__WHAT TO PRODUCE__: Starting at the first line of the listing below, repeat each line up to and including the one containing "4690, 4810, 4710]". Leave out pictures.

__DATASET CONTENT__:
/---
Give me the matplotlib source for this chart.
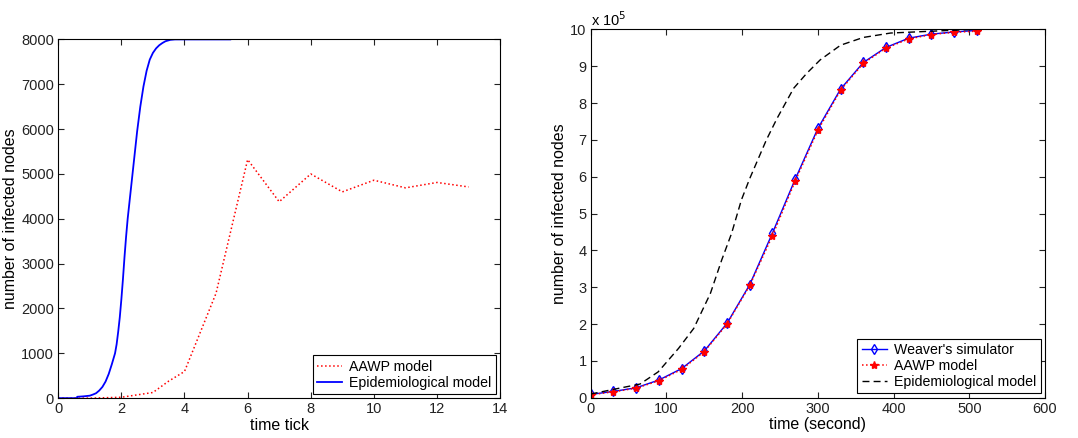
import matplotlib.pyplot as plt

plt.rcParams['font.family'] = ['Liberation Sans', 'DejaVu Sans']
plt.rcParams['font.size'] = 10.5

# left panel: time ticks
epi_t = [0, 0.6, 0.6, 0.8, 1.0, 1.1, 1.2, 1.3, 1.4, 1.5, 1.6, 1.7, 1.8, 1.85, 1.9, 1.95,
         2.0, 2.05, 2.1, 2.15, 2.2, 2.3, 2.4, 2.5, 2.6, 2.7, 2.8, 2.9, 3.0, 3.1, 3.2,
         3.3, 3.4, 3.55, 3.7, 5.45]
epi_v = [0, 0, 30, 40, 55, 80, 110, 170, 250, 370, 540, 760, 1000, 1200, 1480, 1800,
         2200, 2650, 3150, 3600, 4000, 4650, 5300, 5950, 6500, 6950, 7300, 7550, 7700,
         7800, 7870, 7920, 7960, 7990, 8000, 8000]
aawp_t = [0, 1, 2, 3, 3.5, 4, 5, 6, 7, 8, 9, 10, 11, 12, 13]
aawp_v = [0, 0, 20, 126, 380, 594, 2340, 5320, 4380, 5000, 4600, 4860, 4690, 4810, 4710]

# right panel: seconds, values in units of 1e5
sim_t = [0, 30, 60, 90, 120, 150, 180, 210, 240, 270, 300, 330, 360, 390, 420, 450, 480, 510]
weaver = [0.09, 0.17, 0.27, 0.48, 0.79, 1.27, 2.02, 3.07, 4.47, 5.93, 7.31, 8.38, 9.10, 9.51, 9.76, 9.87, 9.93, 9.97]
aawp2 = [0.08, 0.16, 0.26, 0.46, 0.77, 1.25, 2.00, 3.05, 4.40, 5.88, 7.26, 8.35, 9.08, 9.49, 9.74, 9.86, 9.92, 9.95]
epi2_t = [0, 31, 65, 89, 116, 136, 158, 173, 186, 199, 210, 232, 246, 268, 285,
          303, 330, 360, 396, 462, 510]
epi2_v = [0.1, 0.23, 0.37, 0.7, 1.34, 1.88, 2.83, 3.74, 4.46, 5.37, 5.95, 7.0, 7.58, 8.4, 8.8,
          9.17, 9.57, 9.78, 9.9, 9.96, 10.0]

fig = plt.figure(figsize=(10.78, 4.38), dpi=100)
ax1 = fig.add_axes([0.054, 0.091, 0.41, 0.819])
ax2 = fig.add_axes([0.548, 0.092, 0.4214, 0.841])

ax1.plot(aawp_t, aawp_v, ':', color='red', lw=1.1, label='AAWP model')
ax1.plot(epi_t, epi_v, '-', color='blue', lw=1.3, label='Epidemiological model')
ax1.set_xlim(0, 14)
ax1.set_ylim(0, 8000)
ax1.set_xticks(range(0, 15, 2))
ax1.set_yticks(range(0, 8001, 1000))
ax1.set_xlabel('time tick', fontsize=11.5, labelpad=1)
ax1.set_ylabel('number of infected nodes', fontsize=11.5, labelpad=2)

ax2.plot(sim_t, weaver, '-', color='blue', lw=1, marker='d', mfc='none', ms=5,
         mew=1, label="Weaver's simulator")
ax2.plot(sim_t, aawp2, ':', color='red', lw=1.1, marker='*', ms=6,
         label='AAWP model')
ax2.plot(epi2_t, epi2_v, '--', color='black', lw=1, dashes=(5, 3), label='Epidemiological model')
ax2.set_xlim(0, 600)
ax2.set_ylim(0, 10)
ax2.set_xticks(range(0, 601, 100))
ax2.set_yticks(range(0, 11))
ax2.set_xlabel('time (second)', fontsize=11.5, labelpad=1)
ax2.set_ylabel('number of infected nodes', fontsize=11.5, labelpad=2)
ax2.text(0.0, 1.0, 'x 10$^5$', transform=ax2.transAxes, ha='left', va='bottom',
         fontsize=10.5)

for ax in (ax1, ax2):
    ax.tick_params(direction='in', top=True, right=True, length=4, width=0.8,
                   labelsize=10.5, colors='#222222', pad=3)
    for s in ax.spines.values():
        s.set_linewidth(0.8)
    leg = ax.legend(loc='lower right', fancybox=False, edgecolor='black',
                    framealpha=1, borderaxespad=0.3, handlelength=1.8,
                    handletextpad=0.5, borderpad=0.3, labelspacing=0.15,
                    fontsize=10.2)
    leg.get_frame().set_linewidth(0.8)

fig.savefig('out.png', dpi=100)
\---
__SOLVED EXERCISE__:
Give me the matplotlib source for this chart.
import matplotlib.pyplot as plt

plt.rcParams['font.family'] = ['Liberation Sans', 'DejaVu Sans']
plt.rcParams['font.size'] = 10.5

# left panel: time ticks
epi_t = [0, 0.6, 0.6, 0.8, 1.0, 1.1, 1.2, 1.3, 1.4, 1.5, 1.6, 1.7, 1.8, 1.85, 1.9, 1.95,
         2.0, 2.05, 2.1, 2.15, 2.2, 2.3, 2.4, 2.5, 2.6, 2.7, 2.8, 2.9, 3.0, 3.1, 3.2,
         3.3, 3.4, 3.55, 3.7, 5.45]
epi_v = [0, 0, 30, 40, 55, 80, 110, 170, 250, 370, 540, 760, 1000, 1200, 1480, 1800,
         2200, 2650, 3150, 3600, 4000, 4650, 5300, 5950, 6500, 6950, 7300, 7550, 7700,
         7800, 7870, 7920, 7960, 7990, 8000, 8000]
aawp_t = [0, 1, 2, 3, 3.5, 4, 5, 6, 7, 8, 9, 10, 11, 12, 13]
aawp_v = [0, 0, 20, 126, 380, 594, 2340, 5320, 4380, 5000, 4600, 4860, 4690, 4810, 4710]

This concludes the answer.